The grand prize in this dealmaking is the largest U.S. shale-oil field, the Permian Basin in west Texas and New Mexico. The four companies are now positioned to control about 58% of future production there.

Each aims to pump at least 1 million barrels per day (bpd) from the oilfield, which is expected to produce 7 million bpd by the end of 2027.

And more transactions are on the horizon. Three-quarters of energy executives polled in December by the Federal Reserve Bank of Dallas expected more oil deals worth $50 billion or more to pop up in the next two years.

Endeavor Energy Partners, the largest privately held Permian shale producer, is exploring a sale that could further concentrate U.S. shale oil output.

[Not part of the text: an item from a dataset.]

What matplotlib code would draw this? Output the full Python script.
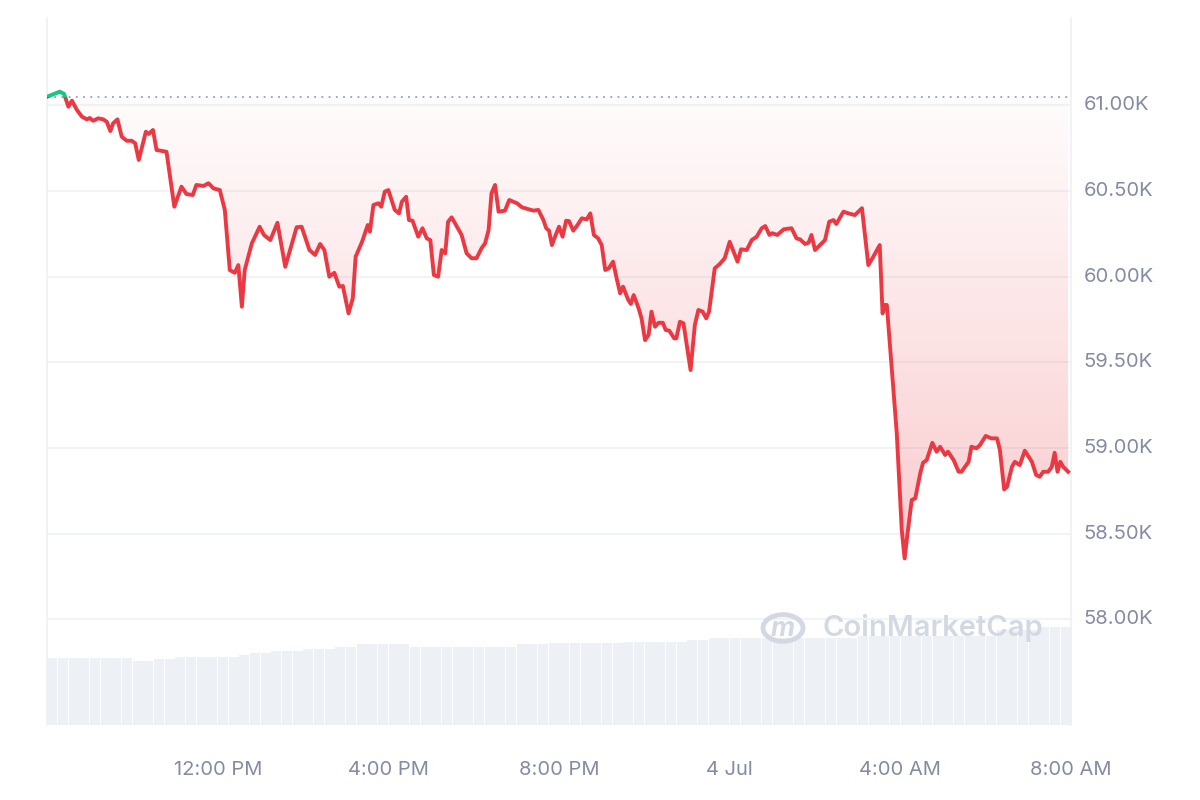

"Consolidation is actively changing the landscape," said Ryan Duman, director of Americas upstream research at energy consultancy Wood Mackenzie. "A select few companies will determine whether (production) growth will be strong, more stable or somewhere in between."

The consolidation will have spillover effects on oilfield servicers and pipeline operators. The companies that provide drilling, hydraulic fracturing and sand and transport oil and gas to market are entering an era of fewer customers wielding more power over pricing.

"Consolidation is good for producers but doesn't help service companies at all. It will squeeze their margins as existing contracts are renegotiated," said an executive with a U.S. oil producer who declined to be identified because he was not authorized to speak publicly.

Pipeline operators face their own consolidation wave with fewer new oil and gas pipes being approved and built, said Rob Wilson of pipeline experts East Daley Analytics.